Skip all pictures, then copy the lines from the start of the data through the line with "import pandas as pd", keeping both ends.
# start of DATASET CONTENT
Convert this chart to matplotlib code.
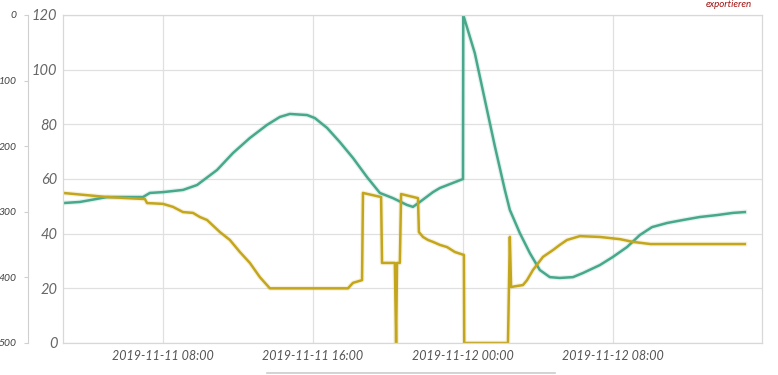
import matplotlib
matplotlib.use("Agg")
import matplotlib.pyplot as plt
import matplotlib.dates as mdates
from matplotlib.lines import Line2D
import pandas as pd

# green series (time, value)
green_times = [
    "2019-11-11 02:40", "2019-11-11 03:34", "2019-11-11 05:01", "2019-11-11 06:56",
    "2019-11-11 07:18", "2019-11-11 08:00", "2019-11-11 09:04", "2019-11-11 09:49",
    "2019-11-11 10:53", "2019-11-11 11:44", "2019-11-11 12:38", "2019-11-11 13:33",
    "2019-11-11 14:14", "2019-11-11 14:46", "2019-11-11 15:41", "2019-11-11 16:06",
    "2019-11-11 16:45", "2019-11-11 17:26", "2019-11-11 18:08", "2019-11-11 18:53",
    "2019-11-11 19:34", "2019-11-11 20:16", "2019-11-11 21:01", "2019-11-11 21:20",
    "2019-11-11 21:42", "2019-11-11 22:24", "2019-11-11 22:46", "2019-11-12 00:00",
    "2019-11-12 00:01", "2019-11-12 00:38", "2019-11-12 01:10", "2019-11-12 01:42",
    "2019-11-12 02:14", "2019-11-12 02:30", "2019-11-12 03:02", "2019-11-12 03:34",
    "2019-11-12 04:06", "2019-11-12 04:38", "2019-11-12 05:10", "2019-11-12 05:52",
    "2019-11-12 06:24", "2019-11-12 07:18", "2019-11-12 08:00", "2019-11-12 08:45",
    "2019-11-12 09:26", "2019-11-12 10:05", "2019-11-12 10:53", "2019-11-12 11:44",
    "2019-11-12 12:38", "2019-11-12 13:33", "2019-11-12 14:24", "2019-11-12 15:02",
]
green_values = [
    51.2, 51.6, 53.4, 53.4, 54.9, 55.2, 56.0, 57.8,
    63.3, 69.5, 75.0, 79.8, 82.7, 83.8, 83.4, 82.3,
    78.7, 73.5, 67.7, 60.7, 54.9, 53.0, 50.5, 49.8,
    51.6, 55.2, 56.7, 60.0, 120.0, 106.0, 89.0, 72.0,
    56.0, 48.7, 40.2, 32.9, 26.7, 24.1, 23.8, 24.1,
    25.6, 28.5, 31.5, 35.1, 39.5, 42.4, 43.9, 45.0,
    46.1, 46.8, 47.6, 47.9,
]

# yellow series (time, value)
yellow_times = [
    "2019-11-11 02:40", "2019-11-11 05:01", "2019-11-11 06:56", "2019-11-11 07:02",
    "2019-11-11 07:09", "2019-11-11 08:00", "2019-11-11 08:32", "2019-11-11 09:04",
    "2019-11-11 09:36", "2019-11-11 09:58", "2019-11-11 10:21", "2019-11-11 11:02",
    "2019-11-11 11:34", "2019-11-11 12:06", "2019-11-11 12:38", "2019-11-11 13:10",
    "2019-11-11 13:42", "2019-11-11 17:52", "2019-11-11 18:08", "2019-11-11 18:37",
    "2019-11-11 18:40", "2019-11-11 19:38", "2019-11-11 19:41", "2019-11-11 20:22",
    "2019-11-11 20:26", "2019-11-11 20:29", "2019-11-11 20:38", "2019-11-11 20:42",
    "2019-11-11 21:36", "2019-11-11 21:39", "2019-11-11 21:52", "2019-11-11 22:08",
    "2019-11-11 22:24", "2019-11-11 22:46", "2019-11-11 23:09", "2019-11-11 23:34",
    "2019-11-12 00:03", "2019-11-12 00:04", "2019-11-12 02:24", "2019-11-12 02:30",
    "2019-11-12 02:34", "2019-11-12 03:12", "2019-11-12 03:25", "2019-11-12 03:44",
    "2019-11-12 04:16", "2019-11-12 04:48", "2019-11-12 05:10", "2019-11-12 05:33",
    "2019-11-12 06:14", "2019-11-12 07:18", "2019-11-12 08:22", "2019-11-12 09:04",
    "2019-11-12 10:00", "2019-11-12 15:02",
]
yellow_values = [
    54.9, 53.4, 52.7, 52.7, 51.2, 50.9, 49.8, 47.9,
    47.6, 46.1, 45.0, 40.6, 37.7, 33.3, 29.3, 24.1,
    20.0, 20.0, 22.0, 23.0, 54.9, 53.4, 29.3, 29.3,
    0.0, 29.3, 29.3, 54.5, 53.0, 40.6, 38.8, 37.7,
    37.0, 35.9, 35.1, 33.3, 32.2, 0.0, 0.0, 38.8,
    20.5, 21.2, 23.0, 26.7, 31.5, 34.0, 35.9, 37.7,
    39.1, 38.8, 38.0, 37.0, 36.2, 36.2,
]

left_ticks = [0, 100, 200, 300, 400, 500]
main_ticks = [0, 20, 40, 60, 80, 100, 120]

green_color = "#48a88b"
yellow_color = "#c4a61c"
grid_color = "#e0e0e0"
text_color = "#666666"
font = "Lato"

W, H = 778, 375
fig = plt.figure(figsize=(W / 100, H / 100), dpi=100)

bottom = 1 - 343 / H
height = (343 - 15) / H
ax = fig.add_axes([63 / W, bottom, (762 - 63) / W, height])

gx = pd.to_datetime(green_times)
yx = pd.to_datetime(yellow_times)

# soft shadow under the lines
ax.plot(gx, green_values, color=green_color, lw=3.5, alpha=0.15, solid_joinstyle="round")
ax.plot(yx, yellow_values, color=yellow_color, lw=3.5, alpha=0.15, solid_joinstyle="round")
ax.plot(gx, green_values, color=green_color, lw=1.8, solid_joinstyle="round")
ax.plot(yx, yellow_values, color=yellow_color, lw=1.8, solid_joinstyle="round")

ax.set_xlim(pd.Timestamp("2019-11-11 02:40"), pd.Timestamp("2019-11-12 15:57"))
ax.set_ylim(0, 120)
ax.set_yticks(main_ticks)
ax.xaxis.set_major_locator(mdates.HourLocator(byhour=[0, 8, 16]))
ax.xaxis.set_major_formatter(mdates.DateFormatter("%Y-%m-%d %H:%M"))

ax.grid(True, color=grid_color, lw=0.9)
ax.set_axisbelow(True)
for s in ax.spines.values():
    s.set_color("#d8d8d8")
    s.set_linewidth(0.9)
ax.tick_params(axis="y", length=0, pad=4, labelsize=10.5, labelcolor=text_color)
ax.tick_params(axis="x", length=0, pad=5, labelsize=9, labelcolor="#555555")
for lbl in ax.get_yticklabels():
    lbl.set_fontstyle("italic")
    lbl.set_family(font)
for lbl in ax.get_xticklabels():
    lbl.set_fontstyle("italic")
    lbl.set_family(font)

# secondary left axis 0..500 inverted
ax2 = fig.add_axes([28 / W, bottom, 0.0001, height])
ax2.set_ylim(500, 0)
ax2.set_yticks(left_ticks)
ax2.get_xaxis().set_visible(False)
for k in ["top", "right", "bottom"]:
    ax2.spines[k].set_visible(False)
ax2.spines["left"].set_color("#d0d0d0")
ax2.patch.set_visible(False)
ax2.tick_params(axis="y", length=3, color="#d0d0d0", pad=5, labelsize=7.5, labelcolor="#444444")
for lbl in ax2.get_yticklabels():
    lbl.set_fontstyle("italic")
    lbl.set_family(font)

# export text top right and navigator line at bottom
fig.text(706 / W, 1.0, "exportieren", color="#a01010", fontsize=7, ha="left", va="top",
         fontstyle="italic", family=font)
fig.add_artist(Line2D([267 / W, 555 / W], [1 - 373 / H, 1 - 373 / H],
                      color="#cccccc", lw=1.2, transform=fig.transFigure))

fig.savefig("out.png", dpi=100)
# end of DATASET CONTENT
● **CORRECT RESULT**
Convert this chart to matplotlib code.
import matplotlib
matplotlib.use("Agg")
import matplotlib.pyplot as plt
import matplotlib.dates as mdates
from matplotlib.lines import Line2D
import pandas as pd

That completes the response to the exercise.